(WIAT)– The CDC has expanded its list of who is at risk of severe COVID-19 illnesses and removed the specific age threshold from the older adult classification.
Older adults and people with underlying medical conditions remain at increased risk for severe illness, but now CDC has further defined age and condition-related risks. Along with this expanded list, the CDC released a chart showing the highest rate of cases, which were found in 18 to 49-year-olds. The CDC says it’s not just those over the age of 65 who are at increased risk for severe illness. The health organization now warns that among adults, the risk increases steadily as you age.
“Understanding who is most at risk for severe illness helps people make the best decisions for themselves, their families, and their communities,” said CDC Director Robert Redfield MD. “While we are all at risk for COVID-19, we need to be aware of who is susceptible to severe complications so that we take appropriate measures to protect their health and well-being.”
CDC also updated the list of underlying medical conditions that increase the risk of severe illness after reviewing multiple sources. There was consistent evidence that specific conditions increase a person’s risk of severe COVID-19 illness:
- Chronic kidney disease
- COPD (chronic obstructive pulmonary disease)
- Obesity (BMI of 30 or higher)
- Immunocompromised state (weakened immune system) from solid organ transplant
- Serious heart conditions, such as heart failure, coronary artery disease, or cardiomyopathies
- Sickle cell disease
- Type 2 diabetes
An estimated 60 percent of American adults have at least one chronic medical condition.

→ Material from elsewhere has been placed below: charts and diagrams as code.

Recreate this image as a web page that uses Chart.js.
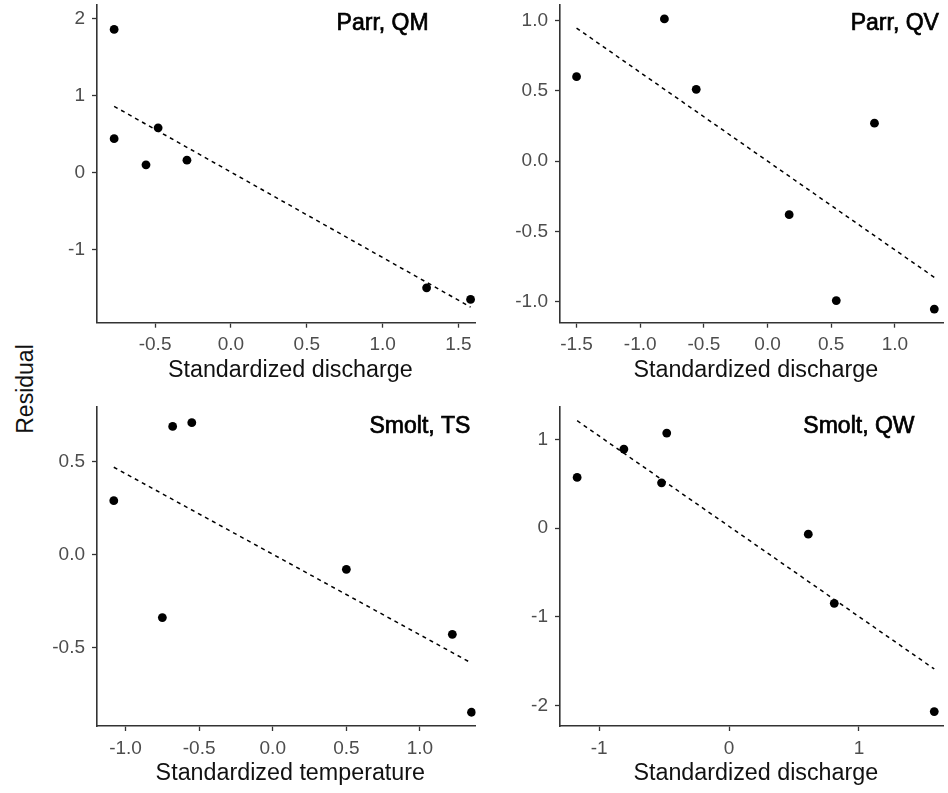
<!DOCTYPE html>
<html>
<head>
<meta charset="utf-8">
<script src="https://cdn.jsdelivr.net/npm/chart.js@4.4.0/dist/chart.umd.min.js"></script>
<style>
  body { margin: 0; background: #fff; width: 948px; height: 793px; position: relative; overflow: hidden;
         font-family: "Liberation Sans", Arial, sans-serif; }
  canvas { position: absolute; }
  #ylab { position: absolute; left: 25px; top: 389px; transform: translate(-50%, -50%) rotate(-90deg);
          font-size: 23px; color: #111; white-space: nowrap; }
</style>
</head>
<body>
<div id="ylab">Residual</div>
<canvas id="qm" width="440" height="390" style="left:40px;top:0"></canvas>
<canvas id="qv" width="458" height="390" style="left:490px;top:0"></canvas>
<canvas id="ts" width="440" height="403" style="left:40px;top:390px"></canvas>
<canvas id="qw" width="458" height="403" style="left:490px;top:390px"></canvas>
<script>
// Parr, QM
const qmX = [-0.77, -0.77, -0.56, -0.48, -0.29, 1.29, 1.58];
const qmY = [1.86, 0.44, 0.10, 0.58, 0.16, -1.50, -1.65];
const qmFitX = [-0.77, 1.58];
const qmFitY = [0.86, -1.75];
const qmXTicks = [-0.5, 0, 0.5, 1, 1.5];
const qmXLabels = ['-0.5', '0.0', '0.5', '1.0', '1.5'];
const qmYTicks = [-1, 0, 1, 2];
const qmYLabels = ['-1', '0', '1', '2'];

// Parr, QV
const qvX = [-1.50, -0.81, -0.56, 0.17, 0.54, 0.84, 1.31];
const qvY = [0.60, 1.01, 0.51, -0.38, -0.99, 0.27, -1.05];
const qvFitX = [-1.50, 1.31];
const qvFitY = [0.945, -0.825];
const qvXTicks = [-1.5, -1, -0.5, 0, 0.5, 1];
const qvXLabels = ['-1.5', '-1.0', '-0.5', '0.0', '0.5', '1.0'];
const qvYTicks = [-1, -0.5, 0, 0.5, 1];
const qvYLabels = ['-1.0', '-0.5', '0.0', '0.5', '1.0'];

// Smolt, TS
const tsX = [-1.08, -0.75, -0.68, -0.55, 0.50, 1.22, 1.35];
const tsY = [0.29, -0.34, 0.69, 0.71, -0.08, -0.43, -0.85];
const tsFitX = [-1.08, 1.35];
const tsFitY = [0.47, -0.585];
const tsXTicks = [-1, -0.5, 0, 0.5, 1];
const tsXLabels = ['-1.0', '-0.5', '0.0', '0.5', '1.0'];
const tsYTicks = [-0.5, 0, 0.5];
const tsYLabels = ['-0.5', '0.0', '0.5'];

// Smolt, QW
const qwX = [-1.17, -0.81, -0.52, -0.48, 0.61, 0.81, 1.58];
const qwY = [0.57, 0.89, 0.51, 1.07, -0.07, -0.85, -2.07];
const qwFitX = [-1.17, 1.58];
const qwFitY = [1.21, -1.59];
const qwXTicks = [-1, 0, 1];
const qwXLabels = ['-1', '0', '1'];
const qwYTicks = [-2, -1, 0, 1];
const qwYLabels = ['-2', '-1', '0', '1'];

const FONT = '"Liberation Sans", Arial, sans-serif';
const AXIS = '#333333';

// panel tag centred on a data x, fixed distance below the top of the plot,
// plus the x axis title under the tick labels
const panelText = {
  id: 'panelText',
  afterDraw(chart, args, o) {
    const ctx = chart.ctx;
    const area = chart.chartArea;
    const tx = chart.scales.x.getPixelForValue(o.at);
    ctx.save();
    ctx.textAlign = 'center';
    ctx.font = '23px ' + FONT;
    ctx.fillStyle = '#000';
    ctx.strokeStyle = '#000';
    ctx.lineWidth = 0.7;
    ctx.textBaseline = 'alphabetic';
    ctx.fillText(o.tag, tx, area.top + 26);
    ctx.strokeText(o.tag, tx, area.top + 26);
    ctx.font = '23.3px ' + FONT;
    ctx.fillStyle = '#111';
    ctx.textBaseline = 'middle';
    ctx.fillText(o.xTitle, (area.left + area.right) / 2 + 4, area.bottom + 48);
    ctx.restore();
  }
};

function pairs(xs, ys) {
  return xs.map((v, i) => ({ x: v, y: ys[i] }));
}

function axis(range, ticks, labels, isX, size) {
  return {
    type: 'linear',
    min: range[0],
    max: range[1],
    afterBuildTicks: s => { s.ticks = ticks.map(v => ({ value: v })); },
    afterFit: s => {
      // fixed axis sizes, no extra room for overhanging end labels
      if (isX) { s.height = size; s.paddingLeft = 0; s.paddingRight = 0; }
      else { s.width = size; s.paddingTop = 0; s.paddingBottom = 0; }
    },
    ticks: {
      callback: (v, i) => labels[i],
      color: '#4d4d4d',
      font: { family: FONT, size: 19 },
      padding: isX ? 6 : 7,
      maxRotation: 0,
      autoSkip: false
    },
    grid: { drawOnChartArea: false, drawTicks: true, tickLength: 5, tickColor: AXIS, tickWidth: 1.3 },
    border: { display: true, color: AXIS, width: 1.6 }
  };
}

function panel(id, p) {
  new Chart(document.getElementById(id), {
    type: 'scatter',
    data: {
      datasets: [
        {
          data: pairs(p.x, p.y),
          backgroundColor: '#000',
          borderColor: '#000',
          pointRadius: 4.4,
          pointHoverRadius: 4.4,
          pointBorderWidth: 0
        },
        {
          type: 'line',
          data: pairs(p.fitX, p.fitY),
          borderColor: '#000',
          borderWidth: 1.5,
          borderDash: [4, 4],
          pointRadius: 0,
          fill: false
        }
      ]
    },
    options: {
      responsive: false,
      animation: false,
      events: [],
      layout: { padding: { top: p.padTop, right: p.padRight, bottom: 0, left: 0 } },
      plugins: {
        legend: { display: false },
        tooltip: { enabled: false },
        panelText: { tag: p.tag, at: 1, xTitle: p.xTitle }
      },
      scales: {
        x: axis(p.xRange, p.xTicks, p.xLabels, true, p.xH),
        y: axis(p.yRange, p.yTicks, p.yLabels, false, p.yW)
      }
    },
    plugins: [panelText]
  });
}

panel('qm', {
  x: qmX, y: qmY, fitX: qmFitX, fitY: qmFitY, tag: 'Parr, QM',
  xRange: [-0.883, 1.613], yRange: [-1.953, 2.185],
  xTicks: qmXTicks, xLabels: qmXLabels, yTicks: qmYTicks, yLabels: qmYLabels,
  xTitle: 'Standardized discharge', padTop: 4, padRight: 2, xH: 67.3, yW: 57
});
panel('qv', {
  x: qvX, y: qvY, fitX: qvFitX, fitY: qvFitY, tag: 'Parr, QV',
  xRange: [-1.63, 1.383], yRange: [-1.147, 1.113],
  xTicks: qvXTicks, xLabels: qvXLabels, yTicks: qvYTicks, yLabels: qvYLabels,
  xTitle: 'Standardized discharge', padTop: 4, padRight: 3, xH: 67.3, yW: 70
});
panel('ts', {
  x: tsX, y: tsY, fitX: tsFitX, fitY: tsFitY, tag: 'Smolt, TS',
  xRange: [-1.194, 1.378], yRange: [-0.924, 0.796],
  xTicks: tsXTicks, xLabels: tsXLabels, yTicks: tsYTicks, yLabels: tsYLabels,
  xTitle: 'Standardized temperature', padTop: 16.7, padRight: 2, xH: 67, yW: 57
});
panel('qw', {
  x: qwX, y: qwY, fitX: qwFitX, fitY: qwFitY, tag: 'Smolt, QW',
  xRange: [-1.302, 1.652], yRange: [-2.233, 1.368],
  xTicks: qwXTicks, xLabels: qwXLabels, yTicks: qwYTicks, yLabels: qwYLabels,
  xTitle: 'Standardized discharge', padTop: 16.7, padRight: 3, xH: 67, yW: 70
});
</script>
</body>
</html>
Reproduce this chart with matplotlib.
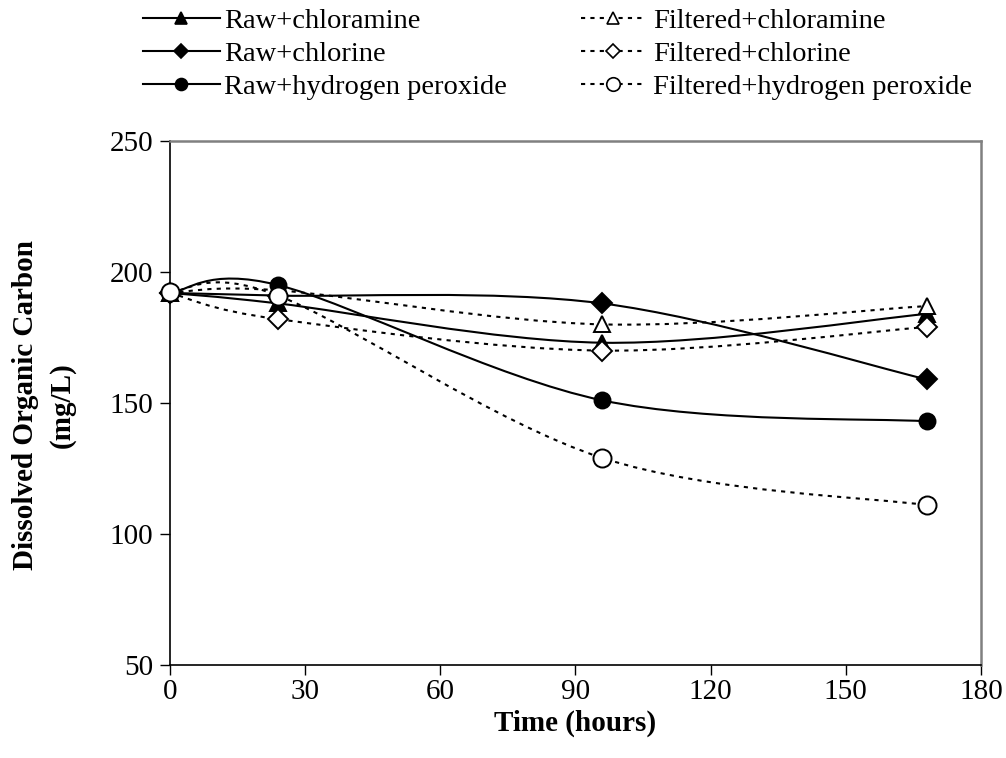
import numpy as np
import matplotlib
matplotlib.use('Agg')
import matplotlib.pyplot as plt
from matplotlib.path import Path
from matplotlib.patches import PathPatch
from matplotlib.lines import Line2D

plt.rcParams['font.family'] = ['Liberation Serif', 'DejaVu Serif']

hours = [0, 24, 96, 168]
raw_chloramine = [192, 188, 173, 184]
filtered_chloramine = [192, 193, 180, 187]
raw_chlorine = [192, 191, 188, 159]
filtered_chlorine = [192, 182, 170, 179]
raw_h2o2 = [192, 195, 151, 143]
filtered_h2o2 = [192.5, 191, 129, 111]

x_ticks = [0, 30, 60, 90, 120, 150, 180]
y_ticks = [50, 100, 150, 200, 250]

DOT = (0, (2, 2.5))


def smooth_path(xs, ys):
    # excel-like smoothed line: cubic bezier segments through the points
    pts = np.column_stack([xs, ys]).astype(float)
    n = len(pts)
    verts = [pts[0]]
    codes = [Path.MOVETO]
    for i in range(n - 1):
        p0 = pts[i - 1] if i > 0 else pts[i]
        p1 = pts[i]
        p2 = pts[i + 1]
        p3 = pts[i + 2] if i + 2 < n else pts[i + 1]
        verts += [p1 + (p2 - p0) / 6, p2 - (p3 - p1) / 6, p2]
        codes += [Path.CURVE4] * 3
    return Path(verts, codes)


series = [
    ("Raw+chloramine", raw_chloramine, '-', '^', 'k', 12),
    ("Filtered+chloramine", filtered_chloramine, DOT, '^', 'white', 12),
    ("Raw+chlorine", raw_chlorine, '-', 'D', 'k', 10),
    ("Filtered+chlorine", filtered_chlorine, DOT, 'D', 'white', 10),
    ("Raw+hydrogen peroxide", raw_h2o2, '-', 'o', 'k', 11.5),
    ("Filtered+hydrogen peroxide", filtered_h2o2, DOT, 'o', 'white', 13),
]

fig = plt.figure(figsize=(10.06, 7.58), dpi=100)
ax = fig.add_axes([0.169, 0.1227, 0.806, 0.6913])

handles = {}
for i, (name, vals, ls, mk, fc, ms) in enumerate(series):
    patch = PathPatch(smooth_path(hours, vals), fill=False, edgecolor='k',
                      lw=1.5, linestyle=ls, capstyle='butt', zorder=2 + i)
    ax.add_patch(patch)
    ax.plot(hours, vals, ls='none', marker=mk, ms=ms, mfc=fc, mec='k',
            mew=1.4, zorder=10 + i, clip_on=False)
    handles[name] = Line2D([], [], color='k', lw=1.5, ls=ls, marker=mk,
                           ms=ms * 0.75, mfc=fc, mec='k', mew=1.2)

ax.set_xlim(0, 180)
ax.set_ylim(50, 250)
ax.set_xticks(x_ticks)
ax.set_yticks(y_ticks)
ax.tick_params(direction='out', length=7, width=1, labelsize=21, pad=5)
ax.tick_params(axis='x', pad=3)
for s in ['left', 'bottom']:
    ax.spines[s].set_linewidth(1.2)
for s in ['top', 'right']:
    ax.spines[s].set_color('#808080')
    ax.spines[s].set_linewidth(1.8)

fig.text(0.044, 0.466, "Dissolved Organic Carbon\n(mg/L)", rotation=90,
         ha='center', va='center', fontsize=21, fontweight='bold',
         linespacing=1.45)
fig.text(0.572, 0.046, "Time (hours)", ha='center', va='center',
         fontsize=21, fontweight='bold')

left_names = ["Raw+chloramine", "Raw+chlorine", "Raw+hydrogen peroxide"]
right_names = ["Filtered+chloramine", "Filtered+chlorine", "Filtered+hydrogen peroxide"]
leg1 = fig.legend([handles[n] for n in left_names], left_names,
                  loc='upper left', bbox_to_anchor=(0.142, 0.99),
                  frameon=False, fontsize=20.5, handlelength=2.7,
                  handletextpad=0.15, labelspacing=0.26, borderpad=0,
                  borderaxespad=0)
leg2 = fig.legend([handles[n] for n in right_names], right_names,
                  loc='upper left', bbox_to_anchor=(0.578, 0.99),
                  frameon=False, fontsize=20.5, handlelength=2.2,
                  handletextpad=0.3, labelspacing=0.26, borderpad=0,
                  borderaxespad=0)

fig.savefig("out.png", dpi=100)
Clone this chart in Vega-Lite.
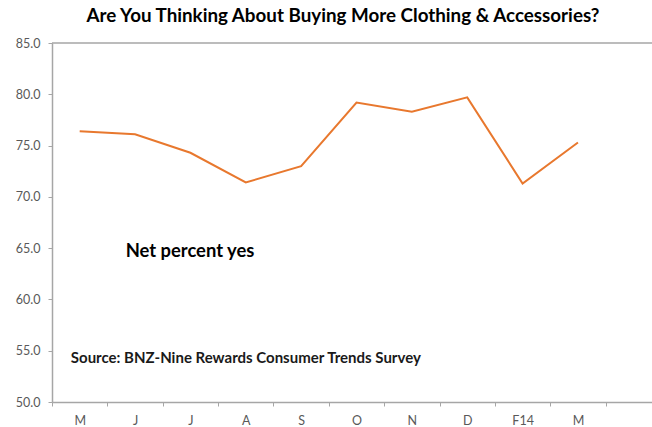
{
  "$schema": "https://vega.github.io/schema/vega-lite/v6.json",
  "width": 600,
  "height": 359,
  "autosize": {"type": "none"},
  "padding": {"left": 52, "right": 0, "top": 43, "bottom": 25},
  "background": "white",
  "config": {
    "view": {"stroke": null},
    "font": "Lato"
  },
  "title": {
    "text": "Are You Thinking About Buying More Clothing & Accessories?",
    "font": "Lato",
    "fontSize": 18.8,
    "fontWeight": "bold",
    "color": "#000000",
    "anchor": "middle",
    "dx": -9,
    "offset": 11
  },
  "data": {
    "values": [
      {"period": "May 2013", "value": 76.4},
      {"period": "Jun 2013", "value": 76.1},
      {"period": "Jul 2013", "value": 74.3},
      {"period": "Aug 2013", "value": 71.4},
      {"period": "Sep 2013", "value": 73.0},
      {"period": "Oct 2013", "value": 79.2},
      {"period": "Nov 2013", "value": 78.3},
      {"period": "Dec 2013", "value": 79.7},
      {"period": "Feb 2014", "value": 71.3},
      {"period": "Mar 2014", "value": 75.3}
    ]
  },
  "layer": [
    {
      "mark": {"type": "line", "color": "#E8782E", "strokeWidth": 2},
      "encoding": {
        "x": {
          "field": "period",
          "type": "ordinal",
          "sort": null,
          "scale": {
            "type": "band",
            "domain": ["May 2013", "Jun 2013", "Jul 2013", "Aug 2013", "Sep 2013", "Oct 2013", "Nov 2013", "Dec 2013", "Feb 2014", "Mar 2014", "Apr 2014"],
            "range": [0, 609],
            "paddingInner": 0,
            "paddingOuter": 0
          },
          "axis": {
            "title": null,
            "labelAngle": 0,
            "tickBand": "extent",
            "labelExpr": "(!datum.value || datum.value == 'Apr 2014') ? '' : (datum.value == 'Feb 2014' ? 'F14' : substring(datum.value, 0, 1))",
            "labelFont": "Lato",
            "labelFontSize": 12.5,
            "labelColor": "#595959",
            "labelPadding": 8,
            "tickSize": 4,
            "tickColor": "#A6A6A6",
            "domainColor": "#A6A6A6",
            "domainWidth": 1.5,
            "grid": false
          }
        },
        "y": {
          "field": "value",
          "type": "quantitative",
          "scale": {"domain": [50, 85], "nice": false, "zero": false},
          "axis": {
            "title": null,
            "values": [50, 55, 60, 65, 70, 75, 80, 85],
            "format": ".1f",
            "labelFont": "Lato",
            "labelFontSize": 12.5,
            "labelColor": "#595959",
            "labelPadding": 8,
            "tickSize": 4,
            "tickColor": "#A6A6A6",
            "domainColor": "#A6A6A6",
            "domainWidth": 1.5,
            "grid": false
          }
        }
      }
    },
    {
      "transform": [{"filter": "datum.period == 'May 2013'"}],
      "mark": {"type": "rule", "color": "#A6A6A6", "strokeWidth": 1.5},
      "encoding": {"y": {"datum": 85}}
    },
    {
      "transform": [{"filter": "datum.period == 'May 2013'"}],
      "mark": {"type": "text", "text": "Net percent yes", "font": "Lato", "fontSize": 18.4, "fontWeight": "bold", "color": "#000000", "align": "left", "baseline": "middle"},
      "encoding": {
        "x": {"datum": "Jun 2013", "bandPosition": 0.33},
        "y": {"datum": 64.7}
      }
    },
    {
      "transform": [{"filter": "datum.period == 'May 2013'"}],
      "mark": {"type": "text", "text": "Source: BNZ-Nine Rewards Consumer Trends Survey", "font": "Lato", "fontSize": 15, "fontWeight": "bold", "color": "#1A1A1A", "align": "left", "baseline": "middle"},
      "encoding": {
        "x": {"datum": "May 2013", "bandPosition": 0.34},
        "y": {"datum": 54.3}
      }
    }
  ]
}
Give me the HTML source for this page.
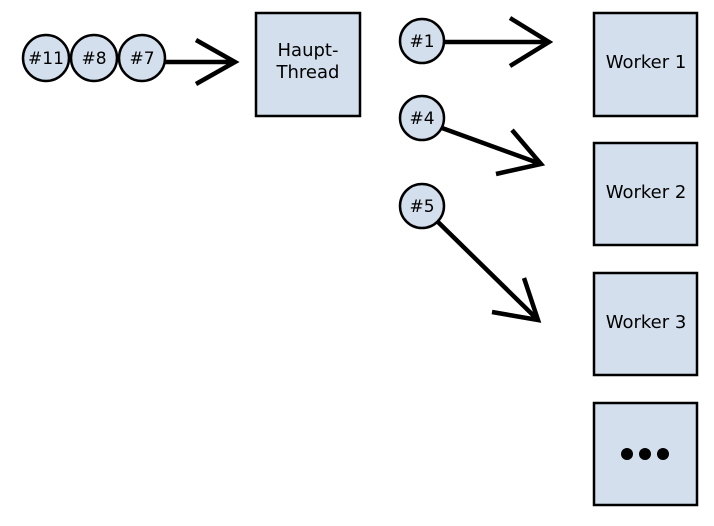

Obesity is one of the most common underlying conditions that increases one’s risk for severe illness – with about 40 percent of U.S. adults having obesity. The more underlying medical conditions people have, the higher their risk.
CDC also clarified the list of other conditions that might increase a person’s risk including:
- high blood pressure
- cerebrovascular disease such as stroke
There has been more published and recorded research by the MMWR on risks by comparing data on pregnant and nonpregnant women with laboratory-confirmed SARS-CoV-2 infection. Pregnant women were significantly more likely to be hospitalized, admitted to the intensive care unit, and receive mechanical ventilation, however, pregnant women were not at greater risk for death from COVID-19.